Google Chrome got me a complaint from client #1 (my wife) and troubleshooting time today :onfire:
I have a frequently viewed power monitoring device with its own webserver on my network. It worked fine earlier this morning, but the webpage stopped being accessible before noon. OK, restart a couple of times, nope that didn’t fix it.
Cutting a long story short I finally discovered that some time this morning Chrome had decided to update itself from version 58 to 59. One of the changes in 59 is that it blocks Basic HTTP authentication (username:password passed in the URL) which is the way we access the page :roll: Until I can figure out another solution we have to login with username and password which are both long hex strings each time
And Google wonders why users block automatic updating…
Looked into this a bit more, it looks like they have removed the ability to use basic authentication, not just disabled it. So no flags or command line options to switch it back on.
If you want to keep using Chrome a messy option would be to use something like Fiddler as a local proxy to inject the authentication field into the request header - you need to Base64 encode your username/password, I think Fiddler has an option for doing that.

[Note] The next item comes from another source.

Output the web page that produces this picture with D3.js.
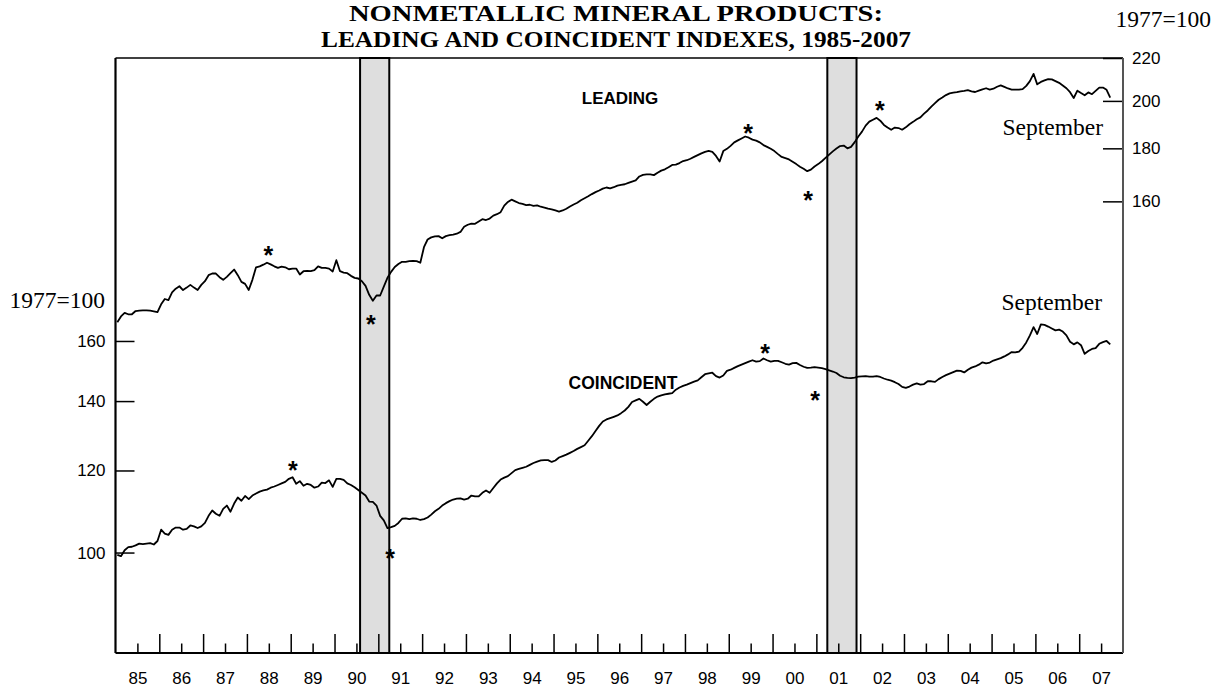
<!DOCTYPE html>
<html>
<head>
<meta charset="utf-8">
<script src="https://cdn.jsdelivr.net/npm/d3@7"></script>
<style>
  body { margin: 0; background: #fff; }
  svg { display: block; }
  .sans { font-family: Arial, "Liberation Sans", sans-serif; }
  .serif { font-family: "Times New Roman", "Liberation Serif", serif; }
</style>
</head>
<body>
<div id="chart"></div>
<script>
// monthly index values, Jan 1985 .. Sep 2007 (one row per year)
const leading = [
  122.3, 123.9, 124.9, 124.5, 124.5, 125.4, 125.5, 125.6, 125.6, 125.5, 125.3, 125.1, // 85
  127.3, 128.8, 128.5, 130.7, 131.8, 132.5, 131.4, 132.1, 132.9, 132.1, 131.4, 132.9, // 86
  134.0, 135.8, 136.3, 136.3, 135.2, 134.4, 135.3, 136.4, 137.5, 135.8, 133.8, 133.2, // 87
  131.4, 134.4, 138.2, 138.5, 139.0, 139.6, 139.1, 138.5, 138.0, 138.4, 138.2, 137.6, // 88
  137.8, 137.8, 136.0, 137.0, 137.1, 137.0, 137.3, 138.5, 138.0, 138.0, 137.8, 136.9, // 89
  140.4, 137.0, 136.6, 136.4, 135.6, 135.0, 134.8, 134.0, 132.6, 130.0, 128.3, 129.8, // 90
  129.8, 132.4, 135.0, 136.8, 138.3, 139.2, 139.9, 139.9, 140.1, 140.2, 140.1, 139.6, // 91
  144.5, 147.0, 147.7, 148.0, 148.1, 147.4, 148.1, 148.4, 148.6, 148.9, 149.5, 151.2, // 92
  151.9, 152.3, 152.2, 153.0, 153.8, 153.5, 154.0, 155.0, 155.5, 156.2, 158.5, 159.8, // 93
  160.6, 160.0, 159.4, 159.1, 158.7, 158.8, 158.4, 158.6, 158.1, 157.8, 157.4, 157.2, // 94
  156.8, 156.4, 156.8, 157.4, 158.2, 158.9, 159.5, 160.4, 161.1, 161.8, 162.6, 163.3, // 95
  163.9, 164.6, 165.0, 164.7, 165.1, 165.7, 166.0, 166.2, 166.7, 167.2, 167.6, 169.1, // 96
  169.7, 169.9, 169.9, 169.6, 170.5, 171.3, 171.8, 172.6, 173.5, 173.6, 174.2, 175.0, // 97
  175.3, 175.9, 176.6, 177.3, 178.0, 178.6, 179.0, 178.6, 177.0, 174.8, 178.9, 179.8, // 98
  181.0, 182.4, 183.2, 184.0, 184.8, 184.3, 183.5, 183.1, 182.4, 181.3, 180.6, 179.8, // 99
  178.9, 177.7, 176.6, 176.1, 175.6, 174.7, 173.8, 172.8, 172.0, 171.1, 171.7, 172.9, // 00
  173.8, 174.9, 176.2, 177.5, 178.8, 179.9, 180.9, 181.1, 180.0, 180.6, 182.5, 184.8, // 01
  186.8, 189.3, 191.0, 191.8, 192.6, 191.4, 189.6, 188.5, 187.6, 188.5, 188.3, 187.6, // 02
  188.6, 189.9, 190.9, 192.0, 192.8, 194.4, 195.8, 197.5, 199.0, 200.5, 201.5, 202.6, // 03
  203.4, 203.7, 203.9, 204.3, 204.5, 204.8, 204.3, 204.0, 204.6, 205.2, 205.7, 205.1, // 04
  205.5, 206.4, 207.0, 206.3, 205.6, 205.1, 205.1, 205.1, 205.3, 206.8, 209.0, 212.4, // 05
  207.5, 208.6, 209.3, 209.9, 209.8, 209.0, 208.2, 207.0, 205.7, 203.9, 201.3, 204.6, // 06
  203.5, 202.5, 203.8, 203.0, 204.5, 206.0, 206.0, 205.0, 201.5                        // 07
];

const coincident = [
   99.5,  99.2, 100.5, 101.2, 101.3, 101.6, 102.0, 101.9, 102.0, 102.1, 101.8, 102.6, // 85
  105.2, 104.3, 104.0, 105.2, 105.7, 105.7, 105.2, 105.4, 106.2, 106.0, 105.6, 106.0, // 86
  106.8, 108.5, 109.8, 109.0, 108.5, 110.2, 111.0, 109.5, 111.5, 113.0, 112.2, 113.4, // 87
  112.6, 113.5, 114.0, 114.5, 114.8, 115.0, 115.5, 115.8, 116.2, 116.6, 117.0, 117.8, // 88
  118.2, 116.5, 117.2, 116.0, 116.5, 116.2, 115.5, 115.8, 116.8, 116.7, 117.4, 115.7, // 89
  117.8, 117.8, 117.5, 116.6, 116.2, 115.6, 114.9, 114.2, 113.5, 112.0, 111.9, 111.0, // 90
  108.5, 107.4, 105.6, 105.8, 106.1, 106.8, 107.8, 107.9, 107.7, 107.9, 107.8, 107.5, // 91
  107.7, 108.1, 108.8, 109.6, 110.2, 111.0, 111.6, 112.1, 112.5, 112.7, 112.8, 112.5, // 92
  112.7, 113.5, 113.3, 113.3, 114.2, 114.8, 114.2, 115.4, 116.6, 117.6, 118.1, 118.5, // 93
  119.3, 120.1, 120.4, 120.7, 121.0, 121.5, 122.0, 122.4, 122.7, 122.8, 122.8, 122.3, // 94
  122.7, 123.5, 123.9, 124.3, 124.8, 125.3, 125.9, 126.4, 126.9, 128.2, 129.5, 131.0, // 95
  132.5, 133.8, 134.4, 134.8, 135.2, 135.6, 136.3, 137.1, 138.2, 139.7, 140.2, 140.7, // 96
  139.8, 138.8, 139.8, 140.7, 141.4, 141.8, 142.1, 142.3, 142.5, 143.6, 144.3, 144.8, // 97
  145.2, 145.7, 146.2, 146.6, 147.6, 148.6, 148.9, 149.1, 148.0, 147.5, 148.2, 149.7, // 98
  150.1, 150.7, 151.3, 151.8, 152.3, 152.8, 153.3, 152.8, 153.0, 153.9, 153.3, 152.8, // 99
  153.1, 153.1, 152.6, 152.1, 151.8, 152.3, 152.4, 151.7, 151.1, 150.7, 150.8, 151.0, // 00
  150.8, 150.6, 150.3, 149.9, 149.5, 149.0, 148.1, 147.6, 147.4, 147.3, 147.5, 147.8, // 01
  147.9, 148.0, 147.8, 147.8, 148.0, 147.7, 147.2, 146.8, 146.5, 146.0, 145.4, 144.5, // 02
  144.2, 144.6, 145.2, 145.6, 145.2, 145.4, 146.3, 146.3, 146.1, 147.0, 147.7, 148.3, // 03
  148.8, 149.3, 149.8, 149.7, 149.2, 150.1, 150.8, 151.2, 151.8, 152.6, 152.2, 152.5, // 04
  153.2, 153.6, 154.0, 154.6, 155.3, 156.1, 156.0, 156.3, 157.6, 159.5, 162.0, 165.0, // 05
  162.5, 166.0, 165.8, 165.2, 164.5, 163.8, 164.1, 163.4, 162.0, 159.7, 158.8, 159.5, // 06
  158.5, 155.5, 156.5, 157.2, 157.5, 159.0, 159.6, 160.0, 158.8                        // 07
];

const startYear = 1985, endYear = 2008;
const recessions = [[1990 + 7 / 12, 1991 + 3 / 12], [2001 + 3 / 12, 2001 + 11 / 12]];
const leftTicks = [100, 120, 140, 160];
const rightTicks = [160, 180, 200, 220];
// turning points: [date, index level where the star sits]
const leadingStars = [[1988.49, 143.6], [1990.83, 123.1], [1999.44, 188.3], [2000.81, 162.3], [2002.45, 198.2]];
const coincidentStars = [[1989.05, 121.5], [1991.27, 99.9], [1999.83, 157.5], [2000.97, 141.9]];

const W = 1223, H = 687;
const plot = {left: 115.5, right: 1123, top: 58, bottom: 653};

const svg = d3.select("#chart").append("svg")
  .attr("width", W)
  .attr("height", H);

svg.append("rect").attr("width", W).attr("height", H).attr("fill", "#fff");

const x = d3.scaleLinear()
  .domain([startYear, endYear])
  .range([plot.left, plot.right]);

const yLeft = d3.scaleLog()
  .domain([80, 300])
  .range([plot.bottom, plot.top]);

const yRight = d3.scaleLog()
  .domain([220 / 3.75, 220])
  .range([plot.bottom, plot.top]);

const monthly = values => values.map((v, i) => ({date: startYear + (i + 0.5) / 12, value: v}));

// recession bands
svg.append("g")
  .selectAll("rect")
  .data(recessions)
  .enter().append("rect")
  .attr("x", d => x(d[0]))
  .attr("y", plot.top)
  .attr("width", d => x(d[1]) - x(d[0]))
  .attr("height", plot.bottom - plot.top)
  .attr("fill", "#dedede")
  .attr("stroke", "#000")
  .attr("stroke-width", 2);

// x axis: long ticks at year boundaries, short ticks + labels mid-year
const years = d3.range(startYear, endYear);
svg.append("g")
  .attr("transform", `translate(0, ${plot.bottom})`)
  .call(d3.axisBottom(x).tickValues(years.slice(1)).tickSize(-19).tickSizeOuter(0).tickFormat(""))
  .call(g => g.select(".domain").remove())
  .call(g => g.selectAll("line").attr("stroke", "#000").attr("stroke-width", 1.5));

svg.append("g")
  .attr("class", "sans")
  .attr("transform", `translate(0, ${plot.bottom})`)
  .call(d3.axisBottom(x).tickValues(years.map(y => y + 0.5)).tickSize(-9.5).tickSizeOuter(0).tickPadding(19)
    .tickFormat(d => String(Math.floor(d) % 100).padStart(2, "0")))
  .call(g => g.select(".domain").remove())
  .call(g => g.selectAll("line").attr("stroke", "#000").attr("stroke-width", 1.5))
  .call(g => g.selectAll("text").attr("font-size", 17).attr("fill", "#000").attr("font-family", null));

// left axis (coincident)
svg.append("g")
  .attr("class", "sans")
  .attr("transform", `translate(${plot.left}, 0)`)
  .call(d3.axisLeft(yLeft).tickValues(leftTicks).tickSize(-19).tickSizeOuter(0).tickPadding(10).tickFormat(d3.format("d")))
  .call(g => g.select(".domain").remove())
  .call(g => g.selectAll("line").attr("stroke", "#000").attr("stroke-width", 1.5))
  .call(g => g.selectAll("text").attr("font-size", 17).attr("fill", "#000").attr("font-family", null));

// right axis (leading)
svg.append("g")
  .attr("class", "sans")
  .attr("transform", `translate(${plot.right}, 0)`)
  .call(d3.axisRight(yRight).tickValues(rightTicks).tickSize(-20).tickSizeOuter(0).tickPadding(9).tickFormat(d3.format("d")))
  .call(g => g.select(".domain").remove())
  .call(g => g.selectAll("line").attr("stroke", "#000").attr("stroke-width", 1.5))
  .call(g => g.selectAll("text").attr("font-size", 17).attr("fill", "#000").attr("font-family", null));

// frame
const frame = svg.append("g").attr("fill", "none");
frame.append("line").attr("x1", plot.left).attr("x2", plot.right).attr("y1", plot.top).attr("y2", plot.top)
  .attr("stroke", "#000").attr("stroke-width", 1.5);
frame.append("line").attr("x1", plot.left).attr("x2", plot.right).attr("y1", plot.bottom).attr("y2", plot.bottom)
  .attr("stroke", "#000").attr("stroke-width", 2);
frame.append("line").attr("x1", plot.left).attr("x2", plot.left).attr("y1", plot.top).attr("y2", plot.bottom)
  .attr("stroke", "#000").attr("stroke-width", 2.2);
frame.append("line").attr("x1", plot.right).attr("x2", plot.right).attr("y1", plot.top).attr("y2", plot.bottom)
  .attr("stroke", "#555").attr("stroke-width", 2);

// series
const lineFor = scale => d3.line().x(d => x(d.date)).y(d => scale(d.value));

svg.append("path")
  .datum(monthly(leading))
  .attr("fill", "none")
  .attr("stroke", "#000")
  .attr("stroke-width", 1.8)
  .attr("stroke-linejoin", "round")
  .attr("d", lineFor(yRight));

svg.append("path")
  .datum(monthly(coincident))
  .attr("fill", "none")
  .attr("stroke", "#000")
  .attr("stroke-width", 1.8)
  .attr("stroke-linejoin", "round")
  .attr("d", lineFor(yLeft));

// turning-point stars
const starSize = 25;
const drawStars = (stars, scale) => svg.append("g")
  .attr("class", "sans")
  .selectAll("text")
  .data(stars)
  .enter().append("text")
  .attr("x", d => x(d[0]))
  .attr("y", d => scale(d[1]) + starSize * 0.55)
  .attr("text-anchor", "middle")
  .attr("font-size", starSize)
  .attr("font-weight", "bold")
  .text("*");

drawStars(leadingStars, yRight);
drawStars(coincidentStars, yLeft);

// labels
const title = svg.append("g")
  .attr("class", "serif")
  .attr("text-anchor", "middle")
  .attr("font-weight", "bold")
  .attr("font-size", 23);
title.append("text").attr("x", 616).attr("y", 21)
  .attr("textLength", 534).attr("lengthAdjust", "spacingAndGlyphs")
  .text("NONMETALLIC MINERAL PRODUCTS:");
title.append("text").attr("x", 616).attr("y", 46.5)
  .attr("textLength", 590).attr("lengthAdjust", "spacingAndGlyphs")
  .text("LEADING AND COINCIDENT INDEXES, 1985-2007");

const serifNote = (tx, ty, anchor, s) => svg.append("text")
  .attr("class", "serif")
  .attr("x", tx).attr("y", ty)
  .attr("text-anchor", anchor)
  .attr("font-size", 23.5)
  .text(s);

serifNote(1211, 27, "end", "1977=100");
serifNote(105, 308, "end", "1977=100");
serifNote(1103, 135, "end", "September");
serifNote(1102, 310, "end", "September");

svg.append("text").attr("class", "sans")
  .attr("x", 620).attr("y", 104)
  .attr("text-anchor", "middle").attr("font-weight", "bold").attr("font-size", 17)
  .text("LEADING");

svg.append("text").attr("class", "sans")
  .attr("x", 623).attr("y", 389)
  .attr("text-anchor", "middle").attr("font-weight", "bold").attr("font-size", 17.5)
  .text("COINCIDENT");
</script>
</body>
</html>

It’s a shame that the Internet of Things isn’t more secure. Why did someone develop a device that doesn’t allow you to use https for entering a username and password. It almost seems like some people haven’t heard of cyber-security yet. Maybe I’m over-exposed to it, but I prefer that to under-exposure. Google, and others, are trying to raise the bar little by little, but that inevitably breaks some stuff where the manufacturer/developer didn’t bother thinking securely in the first place. The recent WannaCry and NotPetya outbreaks show how dangerous the world is, especially with NotPetya using one insecure internal device to attack many others that didn’t have the initial vulnerability. That is one of the big problems with insecure IoT devices. They might seem simple and nothing to worry about, but if usurped they can act as a Trojan Horse inside your network.